--- Start ---

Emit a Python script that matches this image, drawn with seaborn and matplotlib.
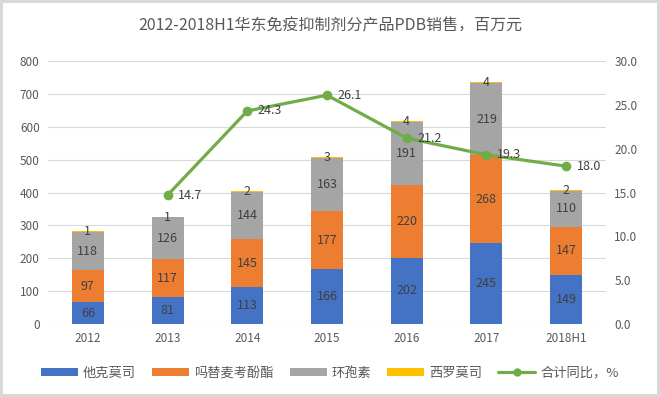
import matplotlib
matplotlib.use("Agg")
import matplotlib.pyplot as plt
import seaborn as sns
import numpy as np
import pandas as pd
from matplotlib.patches import Patch
from matplotlib.lines import Line2D

years = ["2012", "2013", "2014", "2015", "2016", "2017", "2018H1"]
tacrolimus = [66, 81, 113, 166, 202, 245, 149]
mycophenolate = [97, 117, 145, 177, 220, 268, 147]
cyclosporine = [118, 126, 144, 163, 191, 219, 110]
sirolimus = [1, 1, 2, 3, 4, 4, 2]
growth = [np.nan, 14.7, 24.3, 26.1, 21.2, 19.3, 18.0]

names = ["他克莫司", "吗替麦考酚酯", "环孢素", "西罗莫司"]
colors = ["#4472C4", "#ED7D31", "#A5A5A5", "#FFC000"]
line_name = "合计同比，%"
line_color = "#70AD47"

sns.set_theme(style="white")
plt.rcParams['font.family'] = ['Noto Sans CJK SC', 'DejaVu Sans']

fig = plt.figure(figsize=(6.6, 3.97), dpi=100)
fig.patch.set_facecolor("white")
fig.patch.set_edgecolor("#D9D9D9")
fig.patch.set_linewidth(3)
ax = fig.add_axes([48/660, 1-324/397, 558/660, (324-61)/397])

txtc = "#595959"
series = [tacrolimus, mycophenolate, cyclosporine, sirolimus]
bottom = np.zeros(len(years))
for name, vals, c in zip(names, series, colors):
    df = pd.DataFrame({"year": years, "v": vals})
    sns.barplot(data=df, x="year", y="v", color=c, bottom=bottom, width=0.4,
                ax=ax, saturation=1, linewidth=0, zorder=3)
    for i, v in enumerate(vals):
        ax.text(i, bottom[i] + v / 2, f"{v}", ha="center", va="center",
                fontsize=9, color="#404040", zorder=5)
    bottom = bottom + np.array(vals)

ax.set_ylim(0, 800)
ax.set_yticks(range(0, 801, 100))
ax.set_xlim(-0.5, 6.5)
ax.set_xlabel("")
ax.set_ylabel("")
ax.grid(axis="y", color="#D9D9D9", linewidth=0.8, zorder=0)
ax.set_axisbelow(True)
for s in ax.spines.values():
    s.set_visible(False)
ax.tick_params(axis="both", length=0, labelsize=8.5, labelcolor=txtc, pad=6)

ax2 = ax.twinx()
ldf = pd.DataFrame({"x": np.arange(len(years)), "g": growth})
sns.lineplot(data=ldf, x="x", y="g", ax=ax2, color=line_color, linewidth=2.3,
             marker="o", markersize=7, markeredgewidth=0, zorder=6)
for i, g in enumerate(growth):
    if not np.isnan(g):
        ax2.text(i + 0.13, g, f"{g:.1f}", ha="left", va="center", fontsize=9,
                 color="#404040", zorder=7)
ax2.set_ylim(0, 30)
ax2.set_yticks(range(0, 31, 5))
ax2.set_yticklabels([f"{v:.1f}" for v in range(0, 31, 5)])
ax2.set_xlim(-0.5, 6.5)
ax2.set_xlabel("")
ax2.set_ylabel("")
for s in ax2.spines.values():
    s.set_visible(False)
ax2.tick_params(axis="both", length=0, labelsize=8.5, labelcolor=txtc, pad=6)

fig.text(0.5, 1 - 26/397, "2012-2018H1华东免疫抑制剂分产品PDB销售，百万元", ha="center",
         va="center", fontsize=11.5, color=txtc)

handles = [Patch(facecolor=c, edgecolor="none") for c in colors]
handles.append(Line2D([0], [0], color=line_color, lw=2.3, marker="o", markersize=6,
                      markeredgewidth=0))
fig.legend(handles, names + [line_name], loc="center", bbox_to_anchor=(0.5, 1 - 373/397),
           ncol=5, frameon=False, fontsize=9.5, labelcolor=txtc, handlelength=2.8,
           handleheight=0.5, columnspacing=1.2, handletextpad=0.4)

fig.savefig("out.png", dpi=100, facecolor=fig.get_facecolor(), edgecolor=fig.get_edgecolor())
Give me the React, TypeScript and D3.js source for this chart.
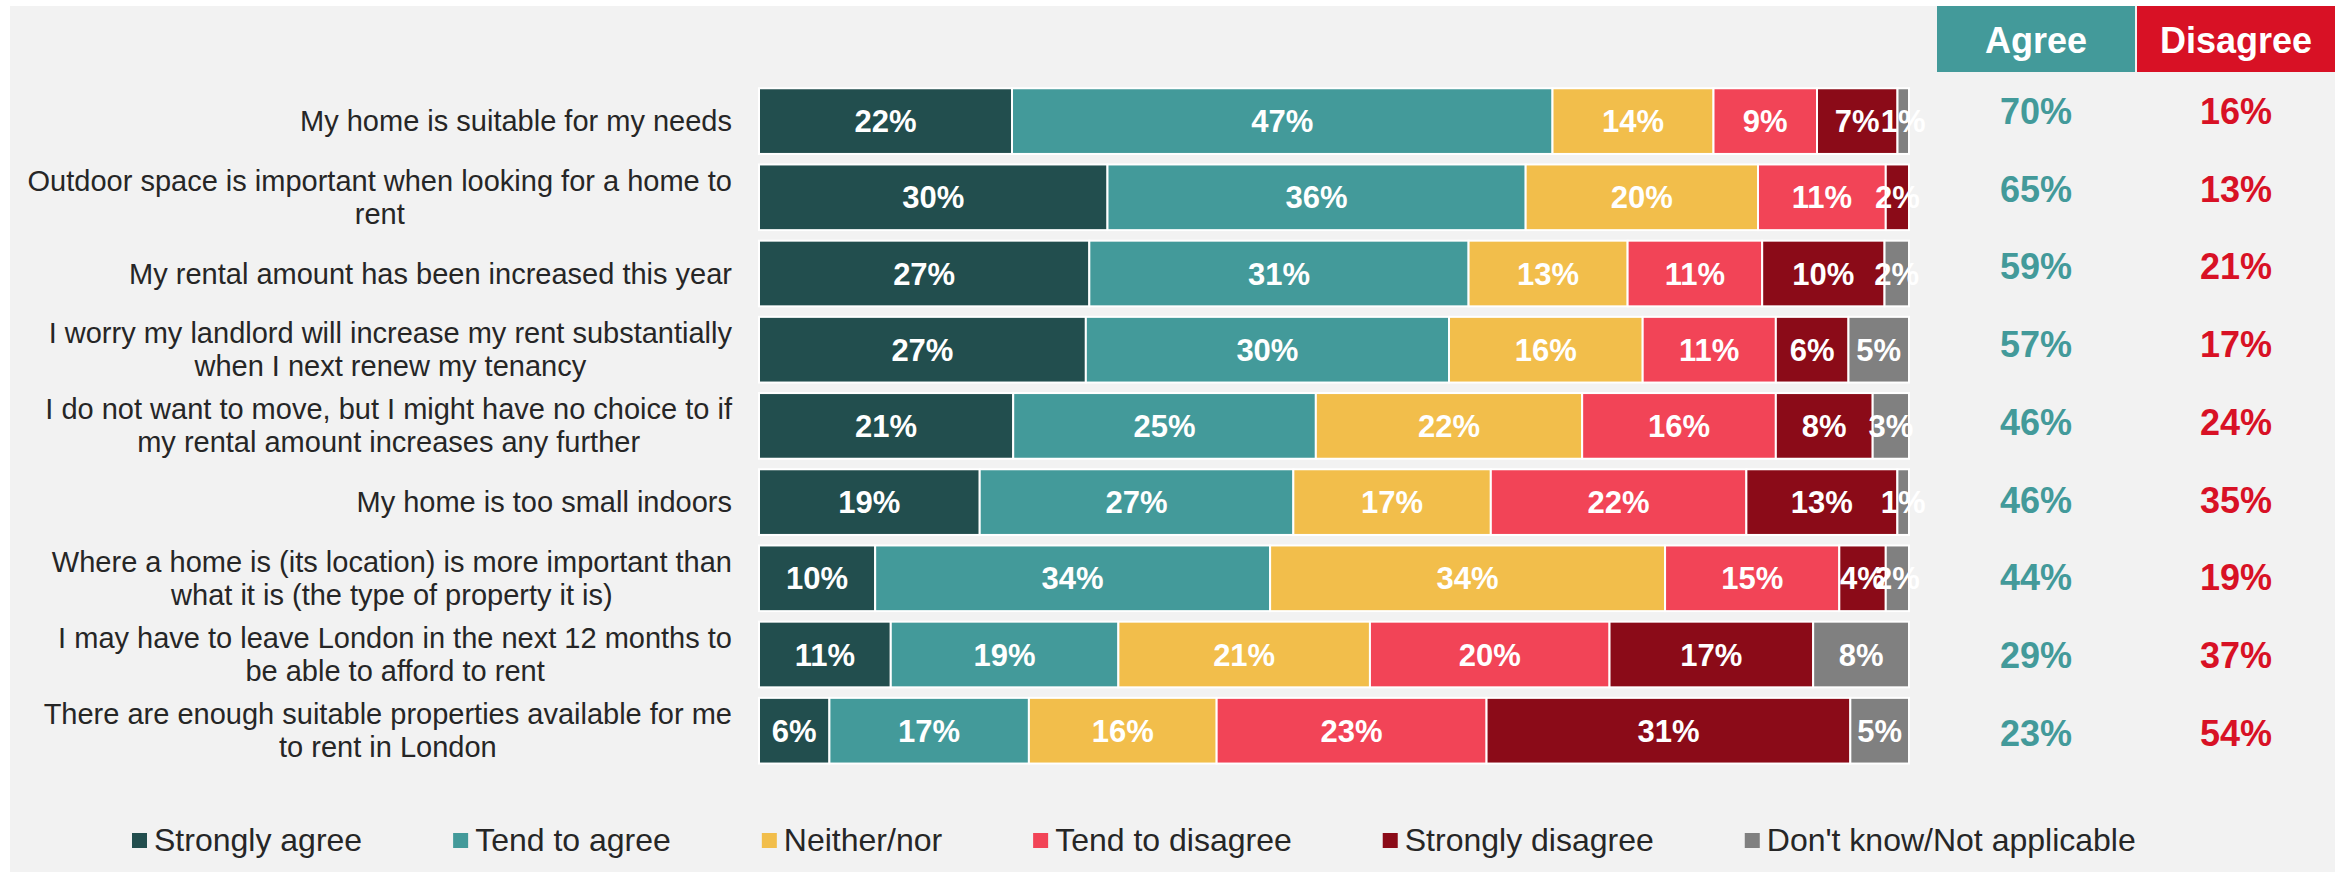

--- End ---

TASK » Copy out all the records exactly, excluding pictures.

REPLY »
Emit a Python script that matches this image, drawn with seaborn and matplotlib.
import matplotlib
matplotlib.use("Agg")
import matplotlib.pyplot as plt
import seaborn as sns
import numpy as np
import pandas as pd
from matplotlib.patches import Patch
from matplotlib.lines import Line2D

years = ["2012", "2013", "2014", "2015", "2016", "2017", "2018H1"]
tacrolimus = [66, 81, 113, 166, 202, 245, 149]
mycophenolate = [97, 117, 145, 177, 220, 268, 147]
cyclosporine = [118, 126, 144, 163, 191, 219, 110]
sirolimus = [1, 1, 2, 3, 4, 4, 2]
growth = [np.nan, 14.7, 24.3, 26.1, 21.2, 19.3, 18.0]

names = ["他克莫司", "吗替麦考酚酯", "环孢素", "西罗莫司"]
colors = ["#4472C4", "#ED7D31", "#A5A5A5", "#FFC000"]
line_name = "合计同比，%"
line_color = "#70AD47"

sns.set_theme(style="white")
plt.rcParams['font.family'] = ['Noto Sans CJK SC', 'DejaVu Sans']

fig = plt.figure(figsize=(6.6, 3.97), dpi=100)
fig.patch.set_facecolor("white")
fig.patch.set_edgecolor("#D9D9D9")
fig.patch.set_linewidth(3)
ax = fig.add_axes([48/660, 1-324/397, 558/660, (324-61)/397])

txtc = "#595959"
series = [tacrolimus, mycophenolate, cyclosporine, sirolimus]
bottom = np.zeros(len(years))
for name, vals, c in zip(names, series, colors):
    df = pd.DataFrame({"year": years, "v": vals})
    sns.barplot(data=df, x="year", y="v", color=c, bottom=bottom, width=0.4,
                ax=ax, saturation=1, linewidth=0, zorder=3)
    for i, v in enumerate(vals):
        ax.text(i, bottom[i] + v / 2, f"{v}", ha="center", va="center",
                fontsize=9, color="#404040", zorder=5)
    bottom = bottom + np.array(vals)

ax.set_ylim(0, 800)
ax.set_yticks(range(0, 801, 100))
ax.set_xlim(-0.5, 6.5)
ax.set_xlabel("")
ax.set_ylabel("")
ax.grid(axis="y", color="#D9D9D9", linewidth=0.8, zorder=0)
ax.set_axisbelow(True)
for s in ax.spines.values():
    s.set_visible(False)
ax.tick_params(axis="both", length=0, labelsize=8.5, labelcolor=txtc, pad=6)

ax2 = ax.twinx()
ldf = pd.DataFrame({"x": np.arange(len(years)), "g": growth})
sns.lineplot(data=ldf, x="x", y="g", ax=ax2, color=line_color, linewidth=2.3,
             marker="o", markersize=7, markeredgewidth=0, zorder=6)
for i, g in enumerate(growth):
    if not np.isnan(g):
        ax2.text(i + 0.13, g, f"{g:.1f}", ha="left", va="center", fontsize=9,
                 color="#404040", zorder=7)
ax2.set_ylim(0, 30)
ax2.set_yticks(range(0, 31, 5))
ax2.set_yticklabels([f"{v:.1f}" for v in range(0, 31, 5)])
ax2.set_xlim(-0.5, 6.5)
ax2.set_xlabel("")
ax2.set_ylabel("")
for s in ax2.spines.values():
    s.set_visible(False)
ax2.tick_params(axis="both", length=0, labelsize=8.5, labelcolor=txtc, pad=6)

fig.text(0.5, 1 - 26/397, "2012-2018H1华东免疫抑制剂分产品PDB销售，百万元", ha="center",
         va="center", fontsize=11.5, color=txtc)

handles = [Patch(facecolor=c, edgecolor="none") for c in colors]
handles.append(Line2D([0], [0], color=line_color, lw=2.3, marker="o", markersize=6,
                      markeredgewidth=0))
fig.legend(handles, names + [line_name], loc="center", bbox_to_anchor=(0.5, 1 - 373/397),
           ncol=5, frameon=False, fontsize=9.5, labelcolor=txtc, handlelength=2.8,
           handleheight=0.5, columnspacing=1.2, handletextpad=0.4)

fig.savefig("out.png", dpi=100, facecolor=fig.get_facecolor(), edgecolor=fig.get_edgecolor())
Give me the React, TypeScript and D3.js source for this chart.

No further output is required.